December 26, 1985|ROSELLE M. LEWIS

Woman of Tomorrow by Kathy Keeton with Yvonne Baskin (St. Martin's/Marek: $16.95)

As president of the popular "consumer-science" magazine Omni, Kathy Keeton is an upbeat futurologist. She's trained her telescope on the dawning Space Age to espy a technological Utopia, full of wondrous productive people, able at the close of the 22nd Century to travel to our nearest star, Alpha Centauri.

But before this happy millennium arrives, women must throw off the shackles of their "technopeasantry" and join men as "experts in biomedicine, space sciences, engineering, and computer technology," disciplines women traditionally have avoided.

Though Keeton's view is visionary, her methodology is statistical. Omni has hired a prestigious research firm to query women all over the globe about the kinds of careers they would like to have--about marriage, the family, methods of conception (presently there are 11 variants on the "old-fahsioned method") and about housework. Yes, apparently the dust pile of the future will remain revoltingly real.
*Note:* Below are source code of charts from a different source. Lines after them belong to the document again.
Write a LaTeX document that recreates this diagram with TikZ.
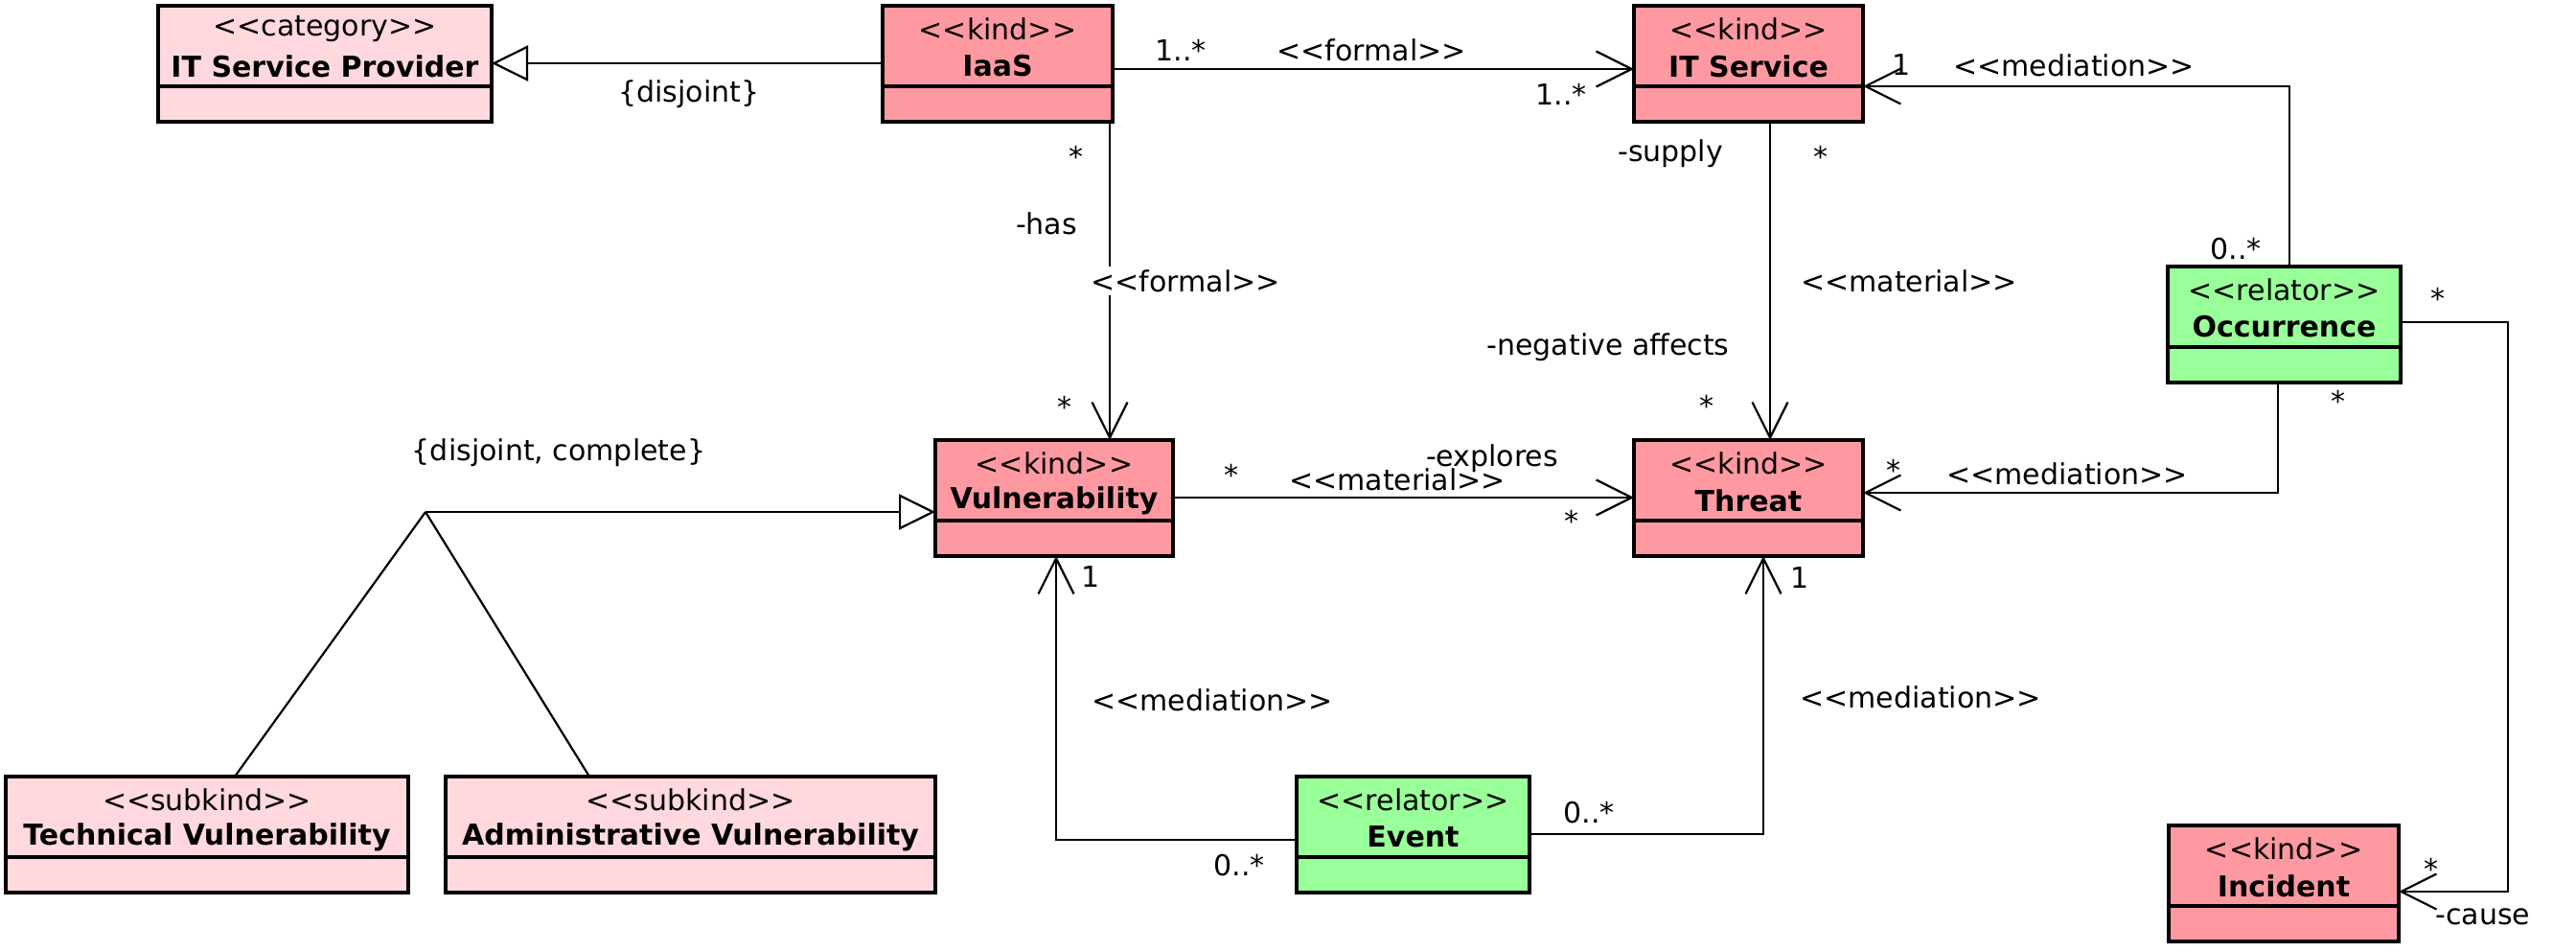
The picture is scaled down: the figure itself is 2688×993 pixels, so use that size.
\documentclass[tikz,border=0pt]{standalone}
\usepackage{fontspec}
\setmainfont{DejaVu Sans}
\usetikzlibrary{arrows.meta,calc}
\definecolor{kindc}{RGB}{255,153,161}
\definecolor{lightc}{RGB}{255,217,222}
\definecolor{relc}{RGB}{153,255,153}
\newcommand\st[1]{<{}<#1>{}>}
\newcommand\umlbox[7]{%
  \node[umlframe, fill=#2, minimum width={#5-#3}, anchor=north west] (#1) at (#3,#4) {};
  \draw[boxline] (#3,#4+84) -- (#5,#4+84);
  \node[stereo] (#1-st) at ($(#1.north)+(0,24)$) {\st{#6}};
  \node[title] (#1-nm) at ($(#1.north)+(0,63)$) {#7};
}
\tikzset{
  x=1pt, y=-1pt,
  every node/.style={font=\fontsize{30}{36}\selectfont},
  umlframe/.style={draw, line width=3.2pt, inner sep=0pt, outer sep=0pt, minimum height=121pt},
  boxline/.style={line width=3.2pt},
  stereo/.style={inner sep=0pt, font=\fontsize{30}{36}\selectfont},
  title/.style={inner sep=0pt, font=\fontsize{30}{36}\selectfont\bfseries},
  lbl/.style={inner sep=1pt},
  conn/.style={line width=2.2pt},
  assoc/.style={conn, -{Straight Barb[length=37pt,width=37pt]}},
  gen/.style={conn, -{Triangle[fill=white,length=38pt,width=37pt]}},
}
\begin{document}
\begin{tikzpicture}
\path[fill=white] (0,0) rectangle (2688,993);
\useasboundingbox (0,0) rectangle (2688,993);

% boxes
\umlbox{itsp}{lightc}{165}{6}{513}{category}{IT Service Provider}
\umlbox{iaas}{kindc}{921}{6}{1161}{kind}{IaaS}
\umlbox{itserv}{kindc}{1705}{6}{1944}{kind}{IT Service}
\umlbox{occ}{relc}{2262}{278}{2505}{relator}{Occurrence}
\umlbox{vuln}{kindc}{976}{459}{1224}{kind}{Vulnerability}
\umlbox{threat}{kindc}{1705}{459}{1944}{kind}{Threat}
\umlbox{tech}{lightc}{6}{810}{426}{subkind}{Technical Vulnerability}
\umlbox{admin}{lightc}{465}{810}{976}{subkind}{Administrative Vulnerability}
\umlbox{event}{relc}{1353}{810}{1596}{relator}{Event}
\umlbox{inc}{kindc}{2263}{861}{2503}{kind}{Incident}

% helper coordinates
\coordinate (yg1) at (0,66);
\coordinate (yf1) at (0,72);
\coordinate (xiaas) at (1158,0);
\coordinate (xserv) at (1847,0);
\coordinate (om1) at (2389,90);
\coordinate (om2) at (2377,514);
\coordinate (yo3) at (0,336);
\coordinate (kc) at (2617,930);
\coordinate (yvt) at (0,519);
\coordinate (ev1) at (1102,876);
\coordinate (ev2) at (1840,870);
\coordinate (gj) at (444,534);
\coordinate (gt) at (245,0);
\coordinate (ga) at (615,0);

% connectors
\draw[gen] (iaas.west |- yg1) -- (itsp.east |- yg1);
\draw[assoc] (iaas.east |- yf1) -- (itserv.west |- yf1);
\draw[assoc] (iaas.south -| xiaas) -- (vuln.north -| xiaas);
\draw[assoc] (itserv.south -| xserv) -- (threat.north -| xserv);
\draw[assoc] (occ.north -| om1) |- (itserv.east |- om1);
\draw[assoc] (occ.south -| om2) |- (threat.east |- om2);
\draw[assoc] (occ.east |- yo3) -| (kc) -- (inc.east |- kc);
\draw[assoc] (vuln.east |- yvt) -- (threat.west |- yvt);
\draw[assoc] (event.west |- ev1) -| (vuln.south -| ev1);
\draw[assoc] (event.east |- ev2) -| (threat.south -| ev2);
\draw[gen] (gj) -- (vuln.west |- gj);
\draw[conn] (gj) -- (tech.north -| gt);
\draw[conn] (gj) -- (admin.north -| ga);

% labels
\node[lbl] (l-disj) at (719,98) {\{disjoint\}};
\node[lbl] (l-m1) at (1232,52) {1..*};
\node[lbl] (l-f1) at (1431,52) {\st{formal}};
\node[lbl] (l-m2) at (1629,98) {1..*};
\node[lbl] (l-m3) at (1123,163) {*};
\node[lbl] (l-has) at (1092,233) {-has};
\node[lbl, fill=white, inner sep=3pt] (l-f2) at (1237,293) {\st{formal}};
\node[lbl] (l-m4) at (1111,424) {*};
\node[lbl] (l-sup) at (1743,160) {-supply};
\node[lbl] (l-m5) at (1900,163) {*};
\node[lbl] (l-mat1) at (1992,293) {\st{material}};
\node[lbl] (l-neg) at (1678,362) {-negative affects};
\node[lbl] (l-m6) at (1781,423) {*};
\node[lbl] (l-m7) at (1984,68) {1};
\node[lbl] (l-med1) at (2164,68) {\st{mediation}};
\node[lbl] (l-m8) at (2333,260) {0..*};
\node[lbl] (l-m9) at (2544,311) {*};
\node[lbl] (l-m10) at (2440,418) {*};
\node[lbl] (l-dc) at (583,472) {\{disjoint, complete\}};
\node[lbl] (l-m11) at (1285,495) {*};
\node[lbl] (l-mat2) at (1458,500) {\st{material}};
\node[lbl] (l-exp) at (1557,478) {-explores};
\node[lbl] (l-m12) at (1640,543) {*};
\node[lbl] (l-m13) at (1976,490) {*};
\node[lbl] (l-med2) at (2157,494) {\st{mediation}};
\node[lbl] (l-m14) at (1138,602) {1};
\node[lbl] (l-m15) at (1878,603) {1};
\node[lbl] (l-med3) at (1265,730) {\st{mediation}};
\node[lbl] (l-med4) at (2004,727) {\st{mediation}};
\node[lbl] (l-m16) at (1658,848) {0..*};
\node[lbl] (l-m17) at (1293,903) {0..*};
\node[lbl] (l-m18) at (2537,906) {*};
\node[lbl] (l-cause) at (2591,956) {-cause};
\end{tikzpicture}
\end{document}
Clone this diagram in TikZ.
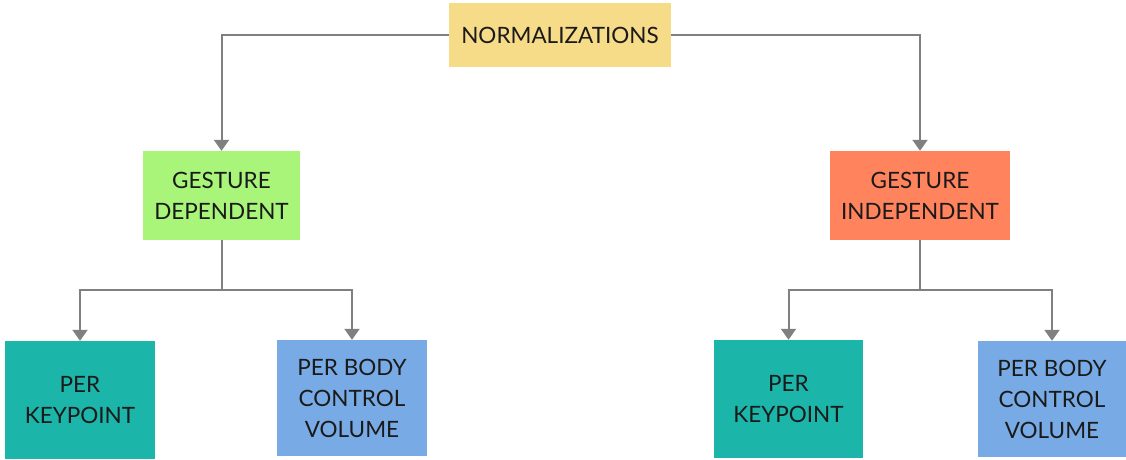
\documentclass[tikz,border=0pt]{standalone}
\usepackage{fontspec}
\setmainfont{Lato}
\usetikzlibrary{arrows.meta}
\definecolor{boxyellow}{HTML}{F6DB88}
\definecolor{boxgreen}{HTML}{A8F57A}
\definecolor{boxorange}{HTML}{FF835D}
\definecolor{boxteal}{HTML}{1BB5AA}
\definecolor{boxblue}{HTML}{78ABE5}
\definecolor{linegray}{HTML}{808080}
\definecolor{txt}{HTML}{1A1A1A}
\begin{document}
\begin{tikzpicture}[x=1pt,y=-1pt,
  box/.style={rectangle, inner sep=0pt, align=center, text=txt,
    font=\fontsize{22.5}{31}\selectfont},
  link/.style={draw=linegray, line width=2pt, -{Triangle[width=15pt,length=11pt]}},
  trunk/.style={draw=linegray, line width=2pt}]
\useasboundingbox (0,0) rectangle (1126,459);
% category boxes
\node[box, fill=boxyellow, minimum width=222pt, minimum height=64pt] (norm) at (560,35) {NORMALIZATIONS};
\node[box, fill=boxgreen, minimum width=157pt, minimum height=89pt] (gdep) at (221.5,195.5) {GESTURE\\DEPENDENT};
\node[box, fill=boxorange, minimum width=180pt, minimum height=89pt] (gind) at (920,195.5) {GESTURE\\INDEPENDENT};
\node[box, fill=boxteal, minimum width=150pt, minimum height=118pt] (kpl) at (80,400) {PER\\KEYPOINT};
\node[box, fill=boxblue, minimum width=150pt, minimum height=116pt] (bvl) at (352,398) {PER BODY\\CONTROL\\VOLUME};
\node[box, fill=boxteal, minimum width=149pt, minimum height=118pt] (kpr) at (788.5,399) {PER\\KEYPOINT};
\node[box, fill=boxblue, minimum width=148pt, minimum height=116pt] (bvr) at (1052,399) {PER BODY\\CONTROL\\VOLUME};
% branch points
\coordinate (jl) at (221.5,290);
\coordinate (jr) at (920,290);
% connectors
\draw[link] (norm.west) -| (gdep.north);
\draw[link] (norm.east) -| (gind.north);
\draw[trunk] (gdep.south) -- (jl);
\draw[link] (jl) -| (kpl.north);
\draw[link] (jl) -| (bvl.north);
\draw[trunk] (gind.south) -- (jr);
\draw[link] (jr) -| (kpr.north);
\draw[link] (jr) -| (bvr.north);
\end{tikzpicture}
\end{document}
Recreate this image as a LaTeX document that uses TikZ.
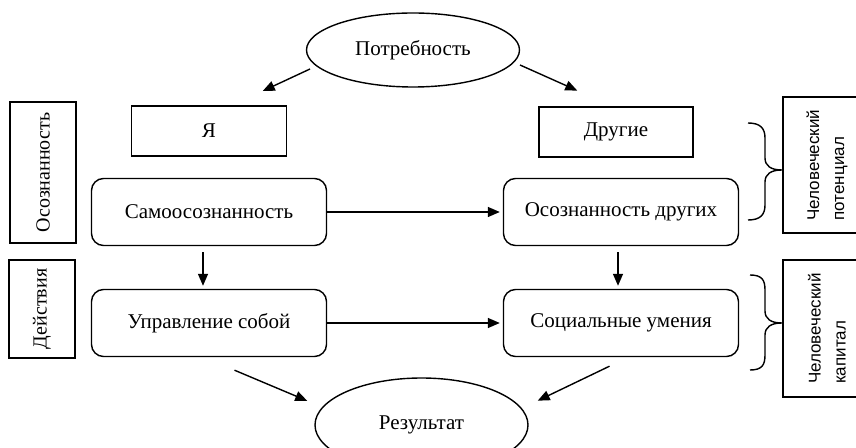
\documentclass[tikz,border=0pt]{standalone}
\usepackage{fontspec}
\setmainfont{Liberation Serif}
\newfontfamily\capfont{Liberation Sans}
\usetikzlibrary{shapes.geometric,positioning,arrows.meta}

\begin{document}
\begin{tikzpicture}[x=0.5pt,y=-0.5pt,shorten >=1.5pt,node distance=206pt,on grid,
    >={Triangle[length=6pt,width=5pt]},line width=0.7pt,
    every node/.style={font=\fontsize{10.5}{12}\selectfont},
    oval/.style={ellipse,draw,minimum width=106.5pt},
    sqbox/.style={rectangle,draw,minimum width=77.5pt,minimum height=25pt},
    rbox/.style={rectangle,draw,rounded corners=6pt,minimum width=117.5pt,minimum height=33.5pt},
    sidebox/.style={rectangle,draw,rotate=90,minimum height=33pt,font=\fontsize{10}{12}\selectfont},
    capbox/.style={rectangle,draw,rotate=90,minimum height=44pt,minimum width=68pt,align=left,
      font=\capfont\fontsize{8.5}{12.5}\selectfont}]
    \useasboundingbox (0,0) rectangle (856,448);

    \node[rbox] (self) at (209,212) {Самоосознанность};
    \node[rbox] (others) [right = of self] {Осознанность других};
    \node[rbox] (ctrl) [below = 55.5pt of self] {Управление собой};
    \node[rbox] (social) [right = of ctrl] {Социальные умения};

    \node[sqbox] (me) [above = 40.5pt of self] {Я};
    \node[sqbox,minimum width=77pt] (rest) [above left = 40pt and 2.5pt of others] {Другие};

    \node[oval,minimum height=37pt] (need) at (413,50) {Потребность};
    \node[oval,minimum height=47pt] (res) at (421.5,425) {Результат};

    \node[sidebox,minimum width=70.5pt] (aware) at (43,172.5) {Осознанность};
    \node[sidebox,minimum width=49pt] (acts) at (42,309) {Действия};

    \node[capbox] (potent) at (827,165) {Человеческий\\потенциал};
    \node[capbox,minimum width=68.5pt] (capit) at (827,328.5) {Человеческий\\капитал};

    \path[->]
    ([shift={(-103,19)}]need.center) edge ([shift={(51,-13)}]me.north)
    ([shift={(107,15)}]need.center) edge ([shift={(-36,-14.5)}]rest.north)
    (self) edge (others)
    (ctrl) edge (social)
    ([xshift=-3pt]self.south) edge [shorten <=3pt] ([xshift=-3pt]ctrl.north)
    ([xshift=-1.5pt]others.south) edge [shorten <=3pt] ([xshift=-1.5pt]social.north)
    ([shift={(25.5,13)}]ctrl.south) edge ([shift={(-111.5,-23)}]res.center)
    ([shift={(-11.5,9)}]social.south) edge ([shift={(113.5,-23)}]res.center)
    ;

    % braces
    \draw[shorten >=0pt] (748,123) .. controls (760,123) and (765,128) .. (765,138) -- (765,158)
      .. controls (765,166) and (771,170) .. (782,170) .. controls (771,170) and (765,174) .. (765,182)
      -- (765,205) .. controls (765,215) and (760,220) .. (748,220);
    \draw[shorten >=0pt] (750,275) .. controls (762,275) and (765,280) .. (765,290) -- (765,311)
      .. controls (765,319) and (771,323) .. (782,323) .. controls (771,323) and (765,327) .. (765,335)
      -- (765,355) .. controls (765,365) and (762,370) .. (750,370);
  \end{tikzpicture}
\end{document}
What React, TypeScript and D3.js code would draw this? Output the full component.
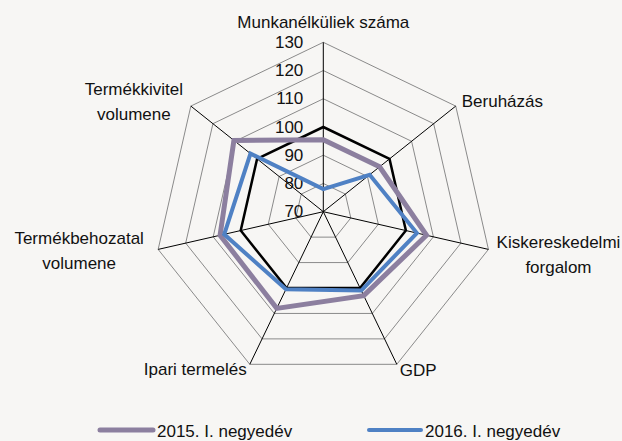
import React from "react";
import * as d3 from "d3";

const categories = [
  "Munkanélküliek száma",
  "Beruházás",
  "Kiskereskedelmi forgalom",
  "GDP",
  "Ipari termelés",
  "Termékbehozatal volumene",
  "Termékkivitel volumene",
];
const labelLines = [
  ["Munkanélküliek száma"],
  ["Beruházás"],
  ["Kiskereskedelmi", "forgalom"],
  ["GDP"],
  ["Ipari termelés"],
  ["Termékbehozatal", "volumene"],
  ["Termékkivitel", "volumene"],
];
const series2015 = [95.5, 95.5, 107.5, 103, 108, 107.5, 110.5];
const series2016 = [78, 91, 104, 101, 100.5, 106, 103];
const baseline = [100, 100, 100, 100, 100, 100, 100];
const ticks = [70, 80, 90, 100, 110, 120, 130];
const seriesNames = ["2015. I. negyedév", "2016. I. negyedév"];

const W = 622;
const H = 441;
const cx = 323.3;
const cy = 211.7;
const R = 169.4;
const FONT = "'Liberation Sans', Arial, sans-serif";

// label placement offsets per axis (anchor, dx, dy of first line baseline)
const labelPlace: [string, number, number][] = [
  ["middle", 0, -14],
  ["start", 6, 1],
  ["middle", 70, -1],
  ["start", 3, 12],
  ["end", -3, 11],
  ["middle", -79, -5],
  ["middle", -57, -11],
];

export default function App() {
  const r = d3.scaleLinear().domain([70, 130]).range([0, R]);
  const angle = d3
    .scalePoint<number>()
    .domain(d3.range(categories.length + 1))
    .range([0, 2 * Math.PI]);
  const pt = (i: number, v: number): [number, number] => {
    const a = angle(i)!;
    return [cx + r(v) * Math.sin(a), cy - r(v) * Math.cos(a)];
  };
  const closed = d3.line<[number, number]>().curve(d3.curveLinearClosed);
  const poly = (vals: number[]) => closed(vals.map((v, i) => pt(i, v)))!;

  return (
    <svg width={W} height={H} style={{ display: "block", position: "absolute", left: 0, top: 0, background: "#f7f6f4" }}>
      <rect width={W} height={H} fill="#f7f6f4" />
      {ticks.slice(1).map((t) => (
        <path key={t} d={poly(categories.map(() => t))} fill="none" stroke="#8a8a8a" strokeWidth={1} />
      ))}
      {categories.map((c, i) => {
        const [x, y] = pt(i, 130);
        return <line key={c} x1={cx} y1={cy} x2={x} y2={y} stroke="#000" strokeWidth={1} />;
      })}
      {ticks.map((t) => (
        <text key={t} x={cx - 20} y={cy - r(t)} textAnchor="end" dominantBaseline="central" fontFamily={FONT} fontSize={17} fill="#111">
          {t}
        </text>
      ))}
      <path d={poly(baseline)} fill="none" stroke="#000" strokeWidth={2.5} strokeLinejoin="miter" />
      <path d={poly(series2015)} fill="none" stroke="#8c7f9f" strokeWidth={5} strokeLinejoin="miter" />
      <path d={poly(series2016)} fill="none" stroke="#4f81c4" strokeWidth={4} strokeLinejoin="miter" />
      {labelLines.map((lines, i) => {
        const [x, y] = pt(i, 130);
        const [anchor, dx, dy] = labelPlace[i];
        return (
          <text key={i} x={x + dx} y={y + dy} textAnchor={anchor as any} fontFamily={FONT} fontSize={17} fill="#111">
            {lines.map((l, j) => (
              <tspan key={j} x={x + dx} dy={j === 0 ? 0 : 25}>
                {l}
              </tspan>
            ))}
          </text>
        );
      })}
      {/* legend */}
      <line x1={100} y1={430} x2={153} y2={430} stroke="#8c7f9f" strokeWidth={5} strokeLinecap="round" />
      <text x={157} y={437} fontFamily={FONT} fontSize={17} fill="#111">{seriesNames[0]}</text>
      <line x1={369} y1={430} x2={421} y2={430} stroke="#4f81c4" strokeWidth={4} strokeLinecap="round" />
      <text x={425} y={437} fontFamily={FONT} fontSize={17} fill="#111">{seriesNames[1]}</text>
    </svg>
  );
}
We focused on Nina. Born in 1985, she holds a Ph.D. in biology, and her NASA job, "biomining" on the moon, requires that she shuttle frequently between spaceships and Earth ports. Married to Paul, a space-law expert, Nina undergoes successful in vitro fertilization and now feels darned lucky, with the baby coming, to have invested in Maxwell III, a superior robot any earthling would covet.

"Woman of Tomorrow," a superb book of imagination and information, posits the future most entertainingly. There will be life-extending drugs, pills to enhance memory and intelligence, genetic engineering to select the sex, personality and specific abilities of one's children--and, for what it's worth--attempts at male pregnancies. But, oh brave new world, not until the year 2010 will the United States elect a woman president.